I’m reminded of a bit of writing advice I picked up a few years back, “Every villain is the hero in his own play.” I find this describes not only antagonists, but also politicians, criminals, pretty much everybody, including ourselves.
Nice post Steve.
I like that a lot. Never heard it before. It’s exactly true, in my opinion. That’s why a great Villain Speech is never “villainous.” It should make perfect sense from the villain’s POV — and be totally convincing.
I think I first came across that concept in Chris Vogler’s book the writer’s journey.

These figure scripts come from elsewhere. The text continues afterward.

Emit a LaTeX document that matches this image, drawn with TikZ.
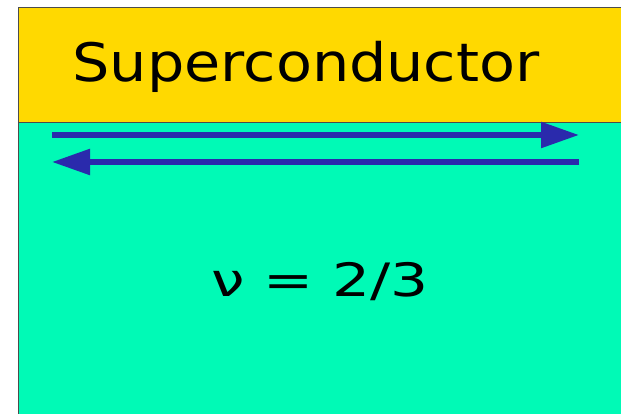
\documentclass[tikz,border=0pt]{standalone}
\usepackage{fontspec}
\setmainfont{DejaVu Sans}
\usetikzlibrary{arrows.meta,positioning}
\definecolor{scfill}{RGB}{255,217,0}
\definecolor{qhfill}{RGB}{0,250,182}
\definecolor{edgeblue}{RGB}{42,42,172}
\tikzset{
  region/.style={draw=black!70,line width=1pt},
  edge/.style={edgeblue,line width=5.5pt,-{Triangle[length=38pt,width=25pt]}},
}

\begin{document}
\begin{tikzpicture}[x=1pt,y=1pt]
  \useasboundingbox[fill=white] (0,0) rectangle (621,414);
  \begin{scope}
    \clip (0,0) rectangle (621,414);
    \filldraw[region,fill=qhfill] (18,-5) rectangle (630,291);
    \filldraw[region,fill=scfill] (18,291) rectangle (630,406);
  \end{scope}
  \node[anchor=base,xscale=1.11,font=\fontsize{53}{60}\selectfont] (sc) at (306,332) {Superconductor};
  \node[anchor=base,xscale=1.3,font=\fontsize{46}{54}\selectfont] (nu) at (320,117) {ν = 2/3};
  % counter-propagating edge modes
  \coordinate (tl) at (52,279);
  \coordinate (tr) at (579,279);
  \coordinate (bl) at (52,252);
  \coordinate (br) at (579,252);
  \draw[edge] (tl) -- (tr);
  \draw[edge] (br) -- (bl);
\end{tikzpicture}
\end{document}
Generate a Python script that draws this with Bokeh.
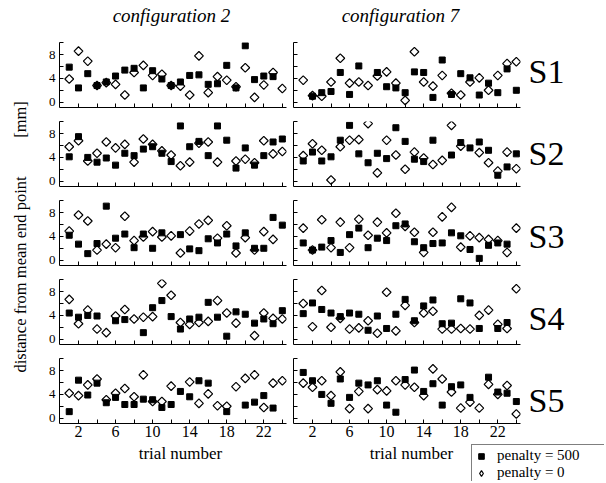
import numpy as np
from bokeh.plotting import figure
from bokeh.layouts import row, column
from bokeh.models import Range1d, FixedTicker, Legend, LegendItem
from bokeh.core.properties import value
from bokeh.embed import file_html
from bokeh.resources import INLINE

nan = np.nan
FONT = "Liberation Serif"

trials = list(range(1, 25))
x_major = [2, 6, 10, 14, 18, 22]
x_minor = [4, 8, 12, 16, 20, 24]
x_all = list(range(2, 25, 2))
y_major = [0, 4, 8]
y_minor = [2, 6, 10]
y_all = [0, 2, 4, 6, 8, 10]
subjects = ["S1", "S2", "S3", "S4", "S5"]
configs = ["configuration 2", "configuration 7"]
series_names = ["penalty = 500", "penalty = 0"]
x_title = "trial number"
y_title = "distance from mean end point"
y_unit = "[mm]"

# configuration 2
c2_s1_p500 = [5.9, 2.4, 4.8, 2.8, 3.4, 4.4, 5.4, 5.7, 2.4, 5.3, 3.9, 2.8, 3.4, 4.5, 4.6, 3.0, 3.1, 6.2, 2.4, 9.5, 3.8, 4.4, 4.3, nan]
c2_s1_p0 = [3.9, 8.6, 6.9, 2.8, 3.3, 3.0, 1.2, 5.0, 6.2, 4.5, 4.7, 2.8, 2.7, 1.2, 7.8, 1.6, 4.3, 3.7, 2.6, 5.8, 0.8, 2.9, 5.0, 2.3]
c2_s2_p500 = [4.1, 7.5, 4.0, 3.2, 3.9, 2.7, 4.7, 4.3, 5.4, 5.8, 4.7, 3.3, 9.3, 5.8, 6.7, 4.3, 9.3, 6.9, 2.2, 5.6, 2.7, 4.3, 6.6, 7.1]
c2_s2_p0 = [5.8, 6.8, 3.4, 4.7, 6.6, 5.6, 6.2, 3.2, 7.1, 6.2, 5.1, 4.4, 2.6, 3.2, 6.4, 6.6, 3.2, nan, 3.4, 3.7, 3.1, 6.8, 4.6, 5.0]
c2_s3_p500 = [4.2, 2.7, 1.1, 2.8, 9.1, 3.7, 4.4, 2.1, 4.4, 2.0, 4.6, nan, 4.3, 1.9, 1.6, 3.6, 2.9, 4.4, 2.4, 4.6, 2.0, 2.0, 7.2, 5.9]
c2_s3_p0 = [4.9, 7.6, 6.6, 1.7, 2.7, 2.1, 7.4, 3.3, 3.9, 4.8, 3.9, 4.1, 1.2, 4.9, 6.1, 6.7, 3.7, 5.8, 1.2, 3.8, 1.7, 4.8, 3.5, nan]
c2_s4_p500 = [4.4, 3.7, 4.0, 3.9, nan, 3.1, 3.3, nan, 1.1, 5.3, 6.5, 3.8, 1.7, 3.4, 3.7, 6.2, 3.7, 0.5, 4.6, 4.2, 2.7, 3.4, 2.6, 4.8]
c2_s4_p0 = [6.7, 2.6, 4.9, 1.7, 1.1, 3.9, 5.0, 3.4, 3.7, 3.8, 9.4, 7.4, 2.8, 2.5, 2.8, 3.0, 6.5, 4.4, 2.7, nan, 0.6, 4.4, 3.5, 3.4]
c2_s5_p500 = [1.1, 6.4, 3.9, 5.9, 2.6, 3.5, 2.3, 2.3, 3.2, 3.1, 1.8, 2.3, 4.5, 3.6, 6.3, 5.9, nan, 1.1, nan, 2.2, 2.7, 3.8, 1.7, nan]
c2_s5_p0 = [4.2, 3.8, 5.6, 6.6, 3.1, 4.2, 5.0, 3.6, 7.3, 2.8, 2.8, 5.4, nan, 6.1, 2.5, 4.1, 2.1, 2.0, 5.3, 6.7, 7.3, 1.8, 5.9, 6.3]

# configuration 7
c7_s1_p500 = [nan, 1.0, 1.6, 1.8, 5.0, 1.3, 6.1, nan, 5.0, 2.6, 2.4, 1.6, 5.1, 5.0, 0.8, 7.1, 1.3, 4.8, 4.1, 1.2, 3.2, 1.6, 5.6, 2.0]
c7_s1_p0 = [3.7, 1.1, 1.0, 3.4, 7.4, 3.2, 3.4, 2.8, 4.4, 5.1, 3.2, 0.3, 8.5, 3.4, 2.7, 4.5, 1.5, 1.2, 3.4, 4.1, 2.0, 4.5, 6.5, 6.8]
c7_s2_p500 = [3.4, 4.9, 3.4, 4.1, 6.9, 9.4, 4.6, 3.1, 4.7, 3.8, 9.0, 6.7, 3.7, 3.3, 6.9, nan, 4.4, 6.5, 5.6, 6.6, 5.2, 1.0, 2.4, 4.6]
c7_s2_p0 = [4.3, 6.3, 5.2, 0.2, 5.8, 6.9, 7.0, 9.7, 1.4, 6.9, 4.4, 2.0, 4.9, 3.9, 2.8, 3.5, 9.4, 5.9, nan, 4.8, 3.1, 1.7, 4.9, 2.1]
c7_s3_p500 = [2.9, 1.7, 2.2, 3.3, 1.3, 4.3, 5.4, 2.1, 3.7, 3.3, 5.8, 6.1, 3.1, 2.1, 2.8, 2.9, 4.6, 4.1, 1.8, 0.3, 2.5, 2.9, 2.7, nan]
c7_s3_p0 = [5.4, 1.7, 6.8, 2.1, 6.4, 2.1, 6.9, 4.2, 6.4, 4.6, 7.9, 5.7, 4.7, 1.3, 4.7, 7.3, 8.9, 2.2, 4.1, 3.8, 3.5, 3.3, 1.3, 5.4]
c7_s4_p500 = [4.3, 6.1, 5.0, 4.4, 3.8, 4.4, 4.2, 1.5, 3.9, 1.8, 4.2, 6.7, 3.1, 5.6, 6.6, 2.6, 2.7, 6.8, 6.1, 1.8, nan, 1.8, 2.8, nan]
c7_s4_p0 = [6.0, 2.1, 8.2, 2.0, 3.5, 1.7, 1.9, 3.1, 1.0, 7.9, 1.4, 5.7, 2.8, 4.4, 4.7, 1.7, 1.7, 1.8, 1.7, 4.0, 4.9, 2.5, 1.8, 8.5]
c7_s5_p500 = [7.7, 6.3, 4.0, 2.5, 6.6, 3.5, 5.9, 5.6, 6.3, 2.2, 1.0, 6.5, 8.1, 4.5, 5.8, 2.2, 5.3, 5.6, 3.5, nan, 6.9, 4.4, 4.2, 2.8]
c7_s5_p0 = [5.9, 5.2, 6.3, 3.8, 7.8, 1.6, 4.5, 1.6, 4.8, 4.6, 6.3, 5.6, 5.2, 3.8, 8.3, 6.6, 4.4, 1.7, 2.7, 1.7, 5.7, 4.0, 5.5, 0.7]

conf2 = [(c2_s1_p500, c2_s1_p0), (c2_s2_p500, c2_s2_p0), (c2_s3_p500, c2_s3_p0),
         (c2_s4_p500, c2_s4_p0), (c2_s5_p500, c2_s5_p0)]
conf7 = [(c7_s1_p500, c7_s1_p0), (c7_s2_p500, c7_s2_p0), (c7_s3_p500, c7_s3_p0),
         (c7_s4_p500, c7_s4_p0), (c7_s5_p500, c7_s5_p0)]

SQ = dict(marker="square", size=6, fill_color="black", line_color="black")
DI = dict(marker="square", angle=np.pi / 4, size=6.2, fill_color=None,
          line_color="black", line_width=1.2)


def blank(w, h):
    p = figure(width=w, height=h, x_range=Range1d(0, w), y_range=Range1d(0, h),
               x_axis_location=None, y_axis_location=None, min_border=0,
               output_backend="svg", toolbar_location=None)
    p.outline_line_color = None
    p.grid.visible = False
    return p


def style_axis(ax, size, standoff):
    ax.axis_line_color = "black"
    ax.major_tick_line_color = "black"
    ax.minor_tick_line_color = "black"
    ax.major_tick_in = 4
    ax.major_tick_out = 0
    ax.minor_tick_in = 4
    ax.minor_tick_out = 0
    ax.major_label_text_font = FONT
    ax.major_label_text_color = "black"
    ax.major_label_text_font_size = size
    ax.major_label_standoff = standoff


def make_panel(p500, p0, left, bottom):
    p = figure(width=252 if left else 234, height=92 if bottom else 79,
               x_range=Range1d(-0.05, 24.45), y_range=Range1d(-0.9, 10.05),
               output_backend="svg", toolbar_location=None,
               min_border_left=21 if left else 3, min_border_right=4,
               min_border_top=7, min_border_bottom=20 if bottom else 7)
    p.outline_line_color = None
    p.grid.visible = False
    p.scatter(trials, p0, **DI)
    p.scatter(trials, p500, **SQ)
    xa = p.xaxis[0]
    if bottom:
        xa.ticker = FixedTicker(ticks=x_major, minor_ticks=x_minor)
        style_axis(xa, "16px", 2)
    else:
        xa.ticker = FixedTicker(ticks=[], minor_ticks=x_all)
        style_axis(xa, "16px", 0)
    ya = p.yaxis[0]
    if left:
        ya.ticker = FixedTicker(ticks=y_major, minor_ticks=y_minor)
        style_axis(ya, "13px", 4)
    else:
        ya.ticker = FixedTicker(ticks=[], minor_ticks=y_all)
        style_axis(ya, "13px", 0)
    return p


left_col = column(*[make_panel(a, b, True, i == 4) for i, (a, b) in enumerate(conf2)])
right_col = column(*[make_panel(a, b, False, i == 4) for i, (a, b) in enumerate(conf7)])

# titles
tf = blank(604, 35)
tf.text(x=[171, 400], y=[20, 20], text=configs, text_font=value(FONT),
        text_font_style="italic", text_font_size="19px", text_align="center",
        text_baseline="middle", text_color="black")

# y label
yl = blank(38, 408)
yl.text(x=[20, 20], y=[443 - 274, 443 - 119], text=[y_title, y_unit], angle=np.pi / 2,
        text_font=value(FONT), text_font_size="16.5px", text_align="center",
        text_baseline="middle", text_color="black")

# subject labels
sl = blank(80, 408)
sl.text(x=[4] * 5, y=[443 - v for v in [71, 153, 236, 318, 400]], text=subjects,
        text_font=value(FONT), text_font_size="34px", text_align="left",
        text_baseline="middle", text_color="black")

# bottom strip with axis titles and legend
bs = blank(604, 38)
bs.text(x=[180, 411], y=[28, 28], text=[x_title, x_title], text_font=value(FONT),
        text_font_size="17px", text_align="center", text_baseline="middle", text_color="black")
r_sq = bs.scatter([-100], [-100], **SQ)
r_di = bs.scatter([-100], [-100], marker="diamond", size=9, fill_color=None,
                  line_color="black", line_width=1.2)
leg = Legend(items=[LegendItem(label=series_names[0], renderers=[r_sq]),
                    LegendItem(label=series_names[1], renderers=[r_di])],
             location=(471, -3), orientation="vertical",
             label_text_font=FONT, label_text_font_size="15px", label_text_color="black",
             border_line_color="black", border_line_width=1, background_fill_color="white",
             background_fill_alpha=1.0, padding=2, spacing=0, margin=0,
             glyph_height=14, glyph_width=14, label_height=14, label_standoff=9,
             label_width=112)
bs.add_layout(leg)

layout = column(tf, row(yl, left_col, right_col, sl), bs)

open("out.html", "w").write(file_html(layout, INLINE))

Great topic. I have to bring up I what I think is on my favorite “villains” in a long time and so well done by Heath Ledger. Talk about a captivating performance.
And this line so true on so many levels:
“Don’t talk like one of them. You’re not! Even if you’d like to be. To them, you’re just a freak, like me! They need you right now, but when they don’t, they’ll cast you out, like a leper! You see, their morals, their code, it’s a bad joke. Dropped at the first sign of trouble. They’re only as good as the world allows them to be. I’ll show you. When the chips are down, these… these civilized people, they’ll eat each other. See, I’m not a monster. I’m just ahead of the curve.”
Let Me Watch This Name…
this is my initial time i check out here. i identified so several entertaining stuff in your weblog, specifically its dialogue. from the tons of responses on your posts. many thanks…
Best real-life example: the Unabomber Manifesto. In What Technology Wants, Kevin Kelly has a chapter entitled “The Unabomber was right”. Right to the point of madness.
This is really helpful. Would you say the villain’s speech usually appears during a particular Act in the story, or does it tend to vary a lot?
I’ve always felt that Cianelli’s speeches made him the best movie villain of all time, regardless of the lists that have been published recently which have omitted him altogether. I was hoping you would include the line about India was a great nation when you were painting yourselves blue. Cianelli was an accomplished opera singer.